Godzilla’s From the Basement to Godzilla: The Legacy of Asian American Activism

November 2, 2021
7:00 pm – 9:00 pm
Light Industry

155 Freeman St.
Brooklyn, NY

Image of Godzilla's From the Basement to Godzilla: The Legacy of Asian American Activism
Image courtesy of the event organizer.

Image courtesy of the event organizer.

Introduced by Howie Chen and Presented with Primary Information

From the Basement to Godzilla: The Legacy of Asian American Activism (selections), Godzilla: Asian American Art Network, 1998, digital projection, 67 mins

In conjunction with the publication of Godzilla: Asian American Arts Network 1990-2001, edited by Howie Chen, Light Industry presents From the Basement to Godzilla: The Legacy of Asian American Activism. Consisting of interviews with Asian American artists, curators, and activists spanning three decades of organizing, the video was originally screened in the 1998 exhibition Urban Encountersat the New Museum, which featured collectives that shaped the trajectory of activist art in the Lower East Side. Godzilla’s installation appeared alongside the Guerrilla Girls, ABC No Rio, REPOhistory, Bullet Space, and World War III.

For their contribution to the show, Godzilla produced materials that mapped its roots to the West Coast’s Asian American movement of the late 1960s. The video interviews, conducted with key participants, serve as an oral history that connects Godzilla’s efforts to the activism of Basement Workshop, considered the first pan-Asian arts and politics organization on the East Coast. These conversations, rarely seen for the past twenty years, provide a unique insight into the long arc and continual evolution of the Asian American Art Movement.
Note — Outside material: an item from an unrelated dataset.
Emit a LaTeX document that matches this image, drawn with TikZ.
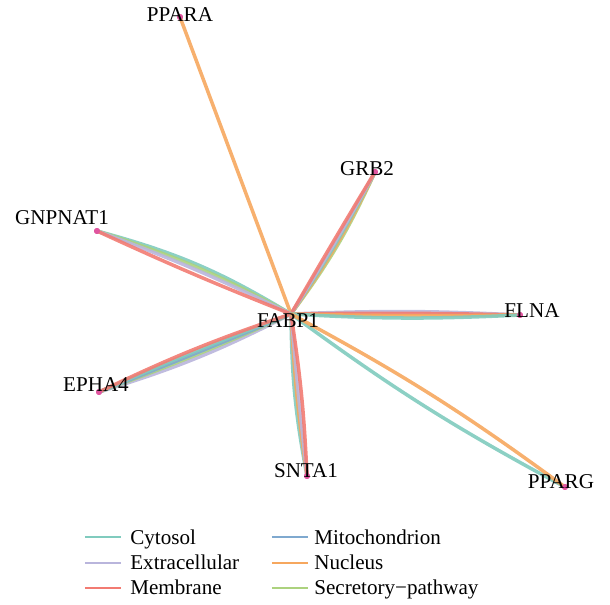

The collective known as Godzilla: Asian American Art Network was formed in 1990 to support critical discourse around Asian American art and increase the visibility of Asian American artists, curators, and writers, who were negotiating an exclusionary society and art world. Founded by Ken Chu, Bing Lee, and Margo Machida, Godzilla made exhibitions, publications, and community collaborations that sought to stimulate social change. Expanding into a nationwide network, the group confronted, among other issues, institutional racism, Western imperialism, anti-Asian violence, the AIDS crisis, and Asian sexuality and gender representation. “Through the lens of Godzilla’s history,” Chen notes in his preface, “I gained a parallax view on the unrelenting present.”

This selection of From the Basement to Godzilla will include conversations with curators Barbara Hunt, Robert Lee, Amy Sadao, and Eugenie Tsai; artists Tomie Arai, Todd Ayoung, Rina Banerjee, Fay Chiang, Arlan Huang, and Michi Itami; and Godzilla founders Ken Chu and Margo Machida.